**The request**
Please transcribe the data below exactly. Leave the pictures out.

**Data shown**
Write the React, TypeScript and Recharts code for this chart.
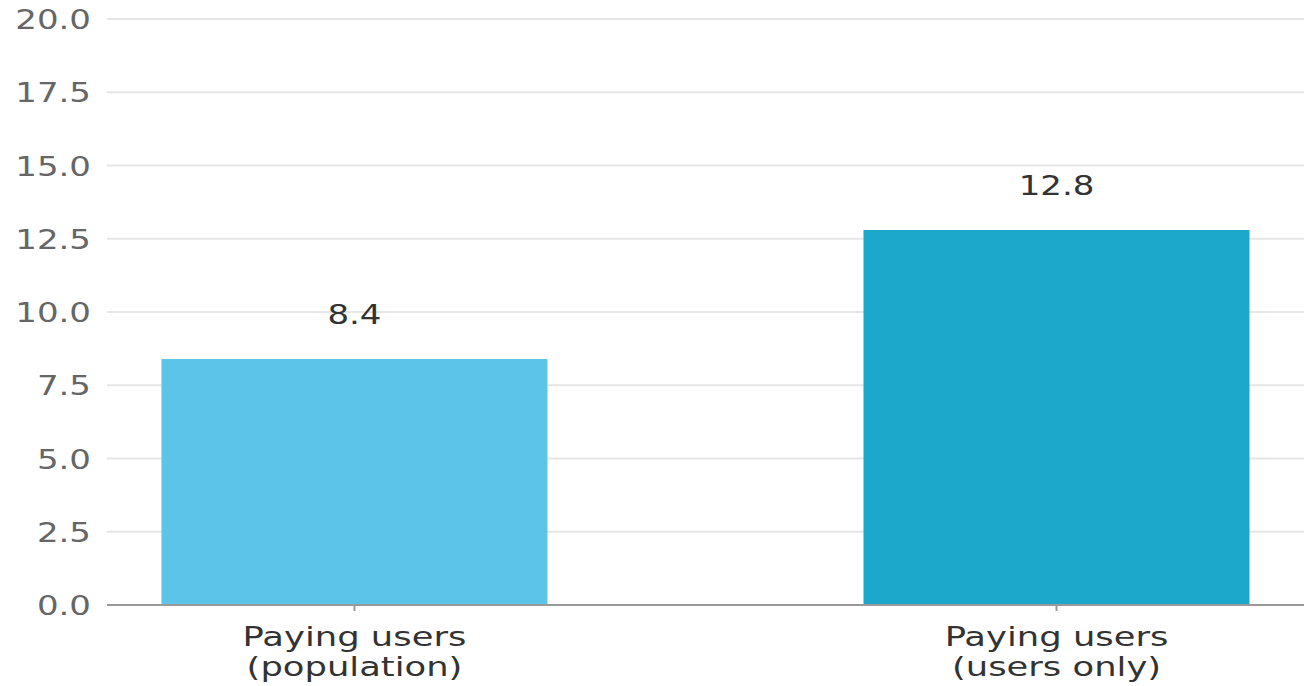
import React from "react";
import { BarChart, Bar, XAxis, YAxis, CartesianGrid, Cell, LabelList } from "recharts";

const categoryLines: string[][] = [
  ["Paying users", "(population)"],
  ["Paying users", "(users only)"],
];
const values: number[] = [8.4, 12.8];
const barColors: string[] = ["#5BC4E8", "#1BA8CB"];
const yTicks: number[] = [0, 2.5, 5, 7.5, 10, 12.5, 15, 17.5, 20];

const data = values.map((v, i) => ({ pos: i, value: v, lines: categoryLines[i] }));

const FONT = "'DejaVu Sans', sans-serif";
const SX = 1.26;
const FS = 27;

const YTick = (props: any) => {
  const { x, y, payload } = props;
  return (
    <text
      transform={`translate(${x},${y + 10}) scale(${SX},1)`}
      textAnchor="end"
      fontFamily={FONT}
      fontSize={FS}
      fill="#666666"
    >
      {payload.value.toFixed(1)}
    </text>
  );
};

const XTick = (props: any) => {
  const { x, y, payload } = props;
  const lines = categoryLines[Math.round(payload.value)] || [];
  return (
    <g>
      {lines.map((l, i) => (
        <text
          key={i}
          transform={`translate(${x},${y + 33 + i * 30}) scale(1.31,1)`}
          textAnchor="middle"
          fontFamily={FONT}
          fontSize={FS}
          fill="#333333"
        >
          {l}
        </text>
      ))}
    </g>
  );
};

const ValueLabel = (props: any) => {
  const { x, y, width, value } = props;
  return (
    <text
      transform={`translate(${x + width / 2},${y - 35}) scale(${SX},1)`}
      textAnchor="middle"
      fontFamily={FONT}
      fontSize={FS}
      fill="#333333"
    >
      {Number(value).toFixed(1)}
    </text>
  );
};

export default function App() {
  return (
    <div style={{ position: "absolute", left: 0, top: 0, width: 1312, height: 686, background: "#fff" }}>
      <BarChart
        width={1312}
        height={686}
        data={data}
        margin={{ top: 19, right: 8, bottom: 0, left: 0 }}
      >
        <CartesianGrid vertical={false} stroke="#e6e6e6" strokeWidth={2} />
        <XAxis
          dataKey="pos"
          type="number"
          domain={[-0.3525, 1.3525]}
          ticks={[0, 1]}
          allowDataOverflow
          height={81}
          stroke="#999999"
          strokeWidth={2}
          tickSize={6}
          tickMargin={2}
          tick={<XTick />}
        />
        <YAxis
          type="number"
          domain={[0, 20]}
          ticks={yTicks}
          width={107}
          axisLine={false}
          tickLine={false}
          tickSize={0}
          tickMargin={16}
          tick={<YTick />}
        />
        <Bar dataKey="value" barSize={386} isAnimationActive={false}>
          {data.map((d, i) => (
            <Cell key={i} fill={barColors[i]} />
          ))}
          <LabelList dataKey="value" content={<ValueLabel />} />
        </Bar>
      </BarChart>
    </div>
  );
}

**Exercise answer**
Write the React, TypeScript and Recharts code for this chart.
import React from "react";
import { BarChart, Bar, XAxis, YAxis, CartesianGrid, Cell, LabelList } from "recharts";

const categoryLines: string[][] = [
  ["Paying users", "(population)"],
  ["Paying users", "(users only)"],
];
const values: number[] = [8.4, 12.8];
const barColors: string[] = ["#5BC4E8", "#1BA8CB"];
const yTicks: number[] = [0, 2.5, 5, 7.5, 10, 12.5, 15, 17.5, 20];

const data = values.map((v, i) => ({ pos: i, value: v, lines: categoryLines[i] }));

const FONT = "'DejaVu Sans', sans-serif";
const SX = 1.26;
const FS = 27;

const YTick = (props: any) => {
  const { x, y, payload } = props;
  return (
    <text
      transform={`translate(${x},${y + 10}) scale(${SX},1)`}
      textAnchor="end"
      fontFamily={FONT}
      fontSize={FS}
      fill="#666666"
    >
      {payload.value.toFixed(1)}
    </text>
  );
};

const XTick = (props: any) => {
  const { x, y, payload } = props;
  const lines = categoryLines[Math.round(payload.value)] || [];
  return (
    <g>
      {lines.map((l, i) => (
        <text
          key={i}
          transform={`translate(${x},${y + 33 + i * 30}) scale(1.31,1)`}
          textAnchor="middle"
          fontFamily={FONT}
          fontSize={FS}
          fill="#333333"
        >
          {l}
        </text>
      ))}
    </g>
  );
};

const ValueLabel = (props: any) => {
  const { x, y, width, value } = props;
  return (
    <text
      transform={`translate(${x + width / 2},${y - 35}) scale(${SX},1)`}
      textAnchor="middle"
      fontFamily={FONT}
      fontSize={FS}
      fill="#333333"
    >
      {Number(value).toFixed(1)}
    </text>
  );
};

export default function App() {
  return (
    <div style={{ position: "absolute", left: 0, top: 0, width: 1312, height: 686, background: "#fff" }}>
      <BarChart
        width={1312}
        height={686}
        data={data}
        margin={{ top: 19, right: 8, bottom: 0, left: 0 }}
      >
        <CartesianGrid vertical={false} stroke="#e6e6e6" strokeWidth={2} />
        <XAxis
          dataKey="pos"
          type="number"
          domain={[-0.3525, 1.3525]}
          ticks={[0, 1]}
          allowDataOverflow
          height={81}
          stroke="#999999"
          strokeWidth={2}
          tickSize={6}
          tickMargin={2}
          tick={<XTick />}
        />
        <YAxis
          type="number"
          domain={[0, 20]}
          ticks={yTicks}
          width={107}
          axisLine={false}
          tickLine={false}
          tickSize={0}
          tickMargin={16}
          tick={<YTick />}
        />
        <Bar dataKey="value" barSize={386} isAnimationActive={false}>
          {data.map((d, i) => (
            <Cell key={i} fill={barColors[i]} />
          ))}
          <LabelList dataKey="value" content={<ValueLabel />} />
        </Bar>
      </BarChart>
    </div>
  );
}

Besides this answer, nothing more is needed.